Author: Chen, Yiliang
Title: Surgical action triplet recognition via triplet disentanglement
Advisors: Qin, Jing (SN)
Degree: M.Phil.
Year: 2024
Subject: Robotics in medicine
Surgery -- Data processing
Deep learning (Machine learning)
Hong Kong Polytechnic University -- Dissertations
Department: School of Nursing
Pages: xiii, 70 pages : color illustrations
Language: English
Abstract: This study investigates the analysis of surgical triplets in robotic procedure videos. The increasing integration of robotic techniques in minimally invasive surgeries necessitates systematic approaches for procedure interpretation. The research addresses three principal components of a surgical triplet: the instrument, the action, and the targeted organ, as well as their interrelationships, which collectively characterize the surgical process.
However, the recognition of surgical triplets presents distinct technical challenges. These encompass visual complexities in surgical scenes, including instrument overlapping, peripheral tool positioning, and occlusions from blood and surgical smoke. The complexity increases with subtle variations between similar actions and instruments, combined with non-operative movements. Directly learning to address these challenges through end-to-end network training proves extremely difficult due to the intricate relationships and dependencies between triplet components. Besides, current datasets present additional constraints, including annotation inconsistencies and temporal sparsity at 1 frame per second (fps), limiting available temporal information. Moreover, the availability of only one dataset in this domain poses challenges for comprehensive validation of the proposed methods' effectiveness.

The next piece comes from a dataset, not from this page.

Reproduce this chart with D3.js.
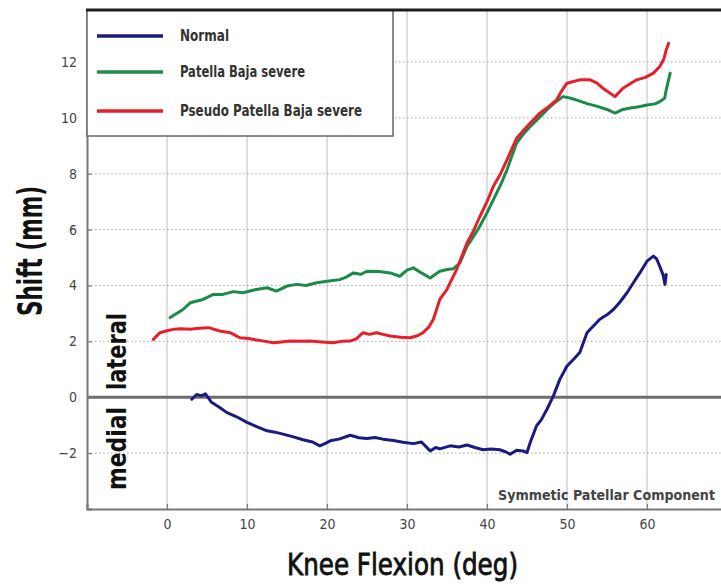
<!DOCTYPE html>
<html>
<head>
<meta charset="utf-8">
<script src="https://cdn.jsdelivr.net/npm/d3@7/dist/d3.min.js"></script>
<style>
  html, body { margin: 0; padding: 0; background: #fff; }
  svg { display: block; }
  .cond { font-family: "DejaVu Sans Condensed", "DejaVu Sans", sans-serif; font-stretch: condensed; }
</style>
</head>
<body>
<svg id="chart" width="721" height="584"></svg>
<script>
// Patellar shift vs knee flexion
const seriesNames = ["Normal", "Patella Baja severe", "Pseudo Patella Baja severe"];
const seriesColors = ["#1b1a82", "#1c8a48", "#e6202b"];

const normalX = [3.1,3.7,4.3,4.8,5.6,6.5,7.5,8.7,10,11.2,12.5,13.5,14.5,15.8,17,18.2,19.1,19.8,20.4,21.5,22.9,24,25,26,27,28.3,29.5,30.8,31.8,32.9,33.6,34.1,35.4,36.5,37.5,38.5,39.5,40.5,41.6,42.3,42.9,43.7,44.5,45,45.4,46.2,46.8,47.5,48.3,49.1,50,50.8,51.6,52.5,53.3,54.1,55,55.8,56.6,57.5,58.3,59.1,60,60.8,61.2,61.5,62,62.25,62.4];
const normalY = [-0.07,0.1,0.05,0.12,-0.19,-0.35,-0.55,-0.7,-0.9,-1.05,-1.2,-1.25,-1.32,-1.42,-1.52,-1.6,-1.74,-1.65,-1.56,-1.5,-1.36,-1.45,-1.48,-1.44,-1.5,-1.55,-1.61,-1.66,-1.6,-1.92,-1.8,-1.85,-1.74,-1.78,-1.71,-1.8,-1.88,-1.85,-1.88,-1.95,-2.04,-1.9,-1.92,-1.98,-1.62,-1.02,-0.8,-0.43,0.05,0.64,1.12,1.35,1.6,2.31,2.55,2.79,2.95,3.14,3.4,3.74,4.1,4.45,4.87,5.05,4.95,4.75,4.39,4.04,4.39];

const bajaX = [0.4,1.2,2.0,2.9,4.5,5.8,7,8.3,9.5,11,12.5,13.7,15,16.2,17.4,18.7,20,21.6,22.4,23.3,24.2,25,26.5,27.9,29.1,30,30.8,31.8,32.9,34.1,35,35.8,36.6,37.5,38.3,39.1,40,40.8,41.7,42.5,43.7,44.5,45.4,46.5,47.5,48.5,49.5,50.5,51.6,52.6,53.7,55,56,57,57.9,59,60,61,61.6,62.2,62.4,62.9];
const bajaY = [2.85,3.0,3.14,3.38,3.5,3.68,3.68,3.78,3.74,3.85,3.92,3.8,3.98,4.04,4.0,4.1,4.15,4.21,4.3,4.45,4.4,4.51,4.5,4.45,4.33,4.55,4.63,4.45,4.27,4.51,4.57,4.6,4.8,5.4,5.75,6.12,6.6,7.07,7.6,8.14,9.1,9.4,9.69,10.0,10.29,10.55,10.76,10.7,10.6,10.5,10.42,10.3,10.17,10.3,10.35,10.4,10.46,10.5,10.58,10.7,11.0,11.6];

const pseudoX = [-1.7,-0.9,0,0.8,1.8,2.9,4,5.2,6.6,7.9,9.1,10.2,11.2,12.3,13.3,14.3,15.4,16.7,17.9,19.3,20.8,21.8,22.9,23.7,24.5,25.3,26.2,27,27.9,29.2,30.4,31.3,32,32.7,33.3,34.1,35,35.4,36.2,37.5,38.3,39.1,40,40.8,41.7,42.5,43.7,45,46.6,47.7,48.7,49.3,50,50.8,51.6,52.9,53.7,54.5,56,57,57.8,58.7,59.8,60.8,61.6,62.1,62.4,62.7];
const pseudoY = [2.07,2.31,2.38,2.43,2.45,2.43,2.47,2.49,2.37,2.31,2.13,2.1,2.05,2.0,1.95,1.98,2.01,2.0,2.01,1.98,1.95,2.0,2.01,2.1,2.31,2.25,2.31,2.25,2.19,2.15,2.13,2.2,2.31,2.5,2.79,3.5,3.86,4.1,4.57,5.52,5.95,6.46,7.0,7.55,8.0,8.5,9.27,9.69,10.17,10.4,10.64,10.95,11.24,11.3,11.36,11.36,11.25,11.06,10.76,11.06,11.2,11.36,11.45,11.6,11.84,12.1,12.43,12.67];

const xTicks = [0, 10, 20, 30, 40, 50, 60];
const xGrid = [0, 10, 20, 30, 40, 50, 60, 70];
const yTicks = [-2, 0, 2, 4, 6, 8, 10, 12];
const yGrid = [-2, 2, 4, 6, 8, 10, 12];

const svg = d3.select("#chart");
const plotLeft = 87, plotRight = 727, plotTop = 10, plotBottom = 509;

const x = d3.scaleLinear().domain([-10, 70]).range([plotLeft, plotRight]);
const y = d3.scaleLinear().domain([-4, 13.86]).range([plotBottom, plotTop]);

// grid
svg.append("g").selectAll("line").data(xGrid).join("line")
  .attr("x1", d => x(d)).attr("x2", d => x(d))
  .attr("y1", plotTop).attr("y2", plotBottom)
  .attr("stroke", "#c9c9c9").attr("stroke-width", 1.2);

svg.append("g").selectAll("line").data(yGrid).join("line")
  .attr("x1", plotLeft).attr("x2", 721)
  .attr("y1", d => y(d)).attr("y2", d => y(d))
  .attr("stroke", "#b5b5b5").attr("stroke-width", 1.2)
  .attr("stroke-dasharray", "1.5,2.5");

// zero line
svg.append("line")
  .attr("x1", plotLeft).attr("x2", 721)
  .attr("y1", y(0)).attr("y2", y(0))
  .attr("stroke", "#6e6e6e").attr("stroke-width", 3);

// axes
const xAxis = d3.axisBottom(x).tickValues(xTicks).tickSize(-5).tickPadding(10).tickFormat(d3.format("d"));
const gx = svg.append("g").attr("transform", `translate(0,${plotBottom})`).call(xAxis);
gx.select(".domain").attr("stroke", "#777").attr("stroke-width", 2);
gx.selectAll(".tick line").attr("stroke", "#777").attr("stroke-width", 1.2);
gx.selectAll(".tick text").attr("class", "cond").attr("font-size", 14).attr("fill", "#444");

const yAxis = d3.axisLeft(y).tickValues(yTicks).tickSize(-5).tickPadding(10).tickFormat(d3.format("d"));
const gy = svg.append("g").attr("transform", `translate(${plotLeft},0)`).call(yAxis);
gy.select(".domain").attr("stroke", "#777").attr("stroke-width", 2);
gy.selectAll(".tick line").attr("stroke", "#777").attr("stroke-width", 1.2);
gy.selectAll(".tick text").attr("class", "cond").attr("font-size", 14).attr("fill", "#444");

// series lines
const line = d3.line().x(d => x(d[0])).y(d => y(d[1])).curve(d3.curveLinear);
const series = [
  d3.zip(normalX, normalY),
  d3.zip(bajaX, bajaY),
  d3.zip(pseudoX, pseudoY)
];
svg.append("g").selectAll("path").data(series).join("path")
  .attr("d", line)
  .attr("fill", "none")
  .attr("stroke", (d, i) => seriesColors[i])
  .attr("stroke-width", 3)
  .attr("stroke-linejoin", "round")
  .attr("stroke-linecap", "round");

// legend
const lg = svg.append("g");
lg.append("rect").attr("x", plotLeft).attr("y", plotTop).attr("width", 306).attr("height", 126)
  .attr("fill", "#fff").attr("stroke", "#666").attr("stroke-width", 1.5);
const legendY = [36, 72, 111];
const legendW = [49, 125, 182];
seriesNames.forEach((name, i) => {
  lg.append("line").attr("x1", 97).attr("x2", 163)
    .attr("y1", legendY[i]).attr("y2", legendY[i])
    .attr("stroke", seriesColors[i]).attr("stroke-width", 3.5);
  lg.append("text").attr("class", "cond")
    .attr("x", 180).attr("y", legendY[i] + 5)
    .attr("font-size", 15).attr("font-weight", "bold").attr("fill", "#333")
    .attr("textLength", legendW[i]).attr("lengthAdjust", "spacingAndGlyphs")
    .text(name);
});

// top border
svg.append("line").attr("x1", plotLeft - 1).attr("x2", 721)
  .attr("y1", plotTop).attr("y2", plotTop)
  .attr("stroke", "#1e1e1e").attr("stroke-width", 3);

// annotation
svg.append("text").attr("class", "cond")
  .attr("x", 498).attr("y", 500)
  .attr("font-size", 14).attr("font-weight", "bold").attr("fill", "#444")
  .attr("textLength", 217).attr("lengthAdjust", "spacingAndGlyphs")
  .text("Symmetic Patellar Component");

// axis titles
svg.append("text").attr("class", "cond")
  .attr("x", 287).attr("y", 575)
  .attr("font-size", 30).attr("fill", "#111")
  .attr("stroke", "#111").attr("stroke-width", 0.8)
  .attr("textLength", 231).attr("lengthAdjust", "spacingAndGlyphs")
  .text("Knee Flexion (deg)");

svg.append("text").attr("class", "cond")
  .attr("transform", "translate(42,316) rotate(-90)")
  .attr("font-size", 33).attr("font-weight", "bold").attr("fill", "#111")
  .attr("textLength", 130).attr("lengthAdjust", "spacingAndGlyphs")
  .text("Shift (mm)");

svg.append("text").attr("class", "cond")
  .attr("transform", "translate(126,390) rotate(-90)")
  .attr("font-size", 27).attr("font-weight", "bold").attr("fill", "#111")
  .attr("textLength", 77).attr("lengthAdjust", "spacingAndGlyphs")
  .text("lateral");

svg.append("text").attr("class", "cond")
  .attr("transform", "translate(126,490) rotate(-90)")
  .attr("font-size", 27).attr("font-weight", "bold").attr("fill", "#111")
  .attr("textLength", 83).attr("lengthAdjust", "spacingAndGlyphs")
  .text("medial");
</script>
</body>
</html>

To address these challenges, our methodology consists of two main parts. The first implements a triplet disentanglement model that breaks down the complex recognition task into smaller, manageable sub-tasks. By solving these sub-tasks sequentially, this approach effectively addresses the high learning difficulty inherent in directly modeling the intricate relationships between triplet components in surgical activity recognition.
The second part involves dataset diversification and enhancement through the development of a new surgical triplet dataset from a public prostate surgery dataset. This expansion beyond existing datasets addresses the limited validation scope in surgical triplet recognition. The new dataset features more comprehensive annotations that help resolve action ambiguity issues present in existing triplet datasets. Additionally, to address the temporal sparsity challenge from 1 fps sampling, we enhanced our disentanglement model with a temporal smoothness loss function. This method improves prediction consistency across sequential frames and video segments, effectively incorporating temporal context into surgical procedure interpretation.
The methodologies undergo experimental validation on both the extended new dataset and the existing public dataset. Comparative analyses demonstrate performance characteristics between the proposed and existing methods across multiple datasets. These approaches contribute to applications in surgical video analysis and procedural training assessment.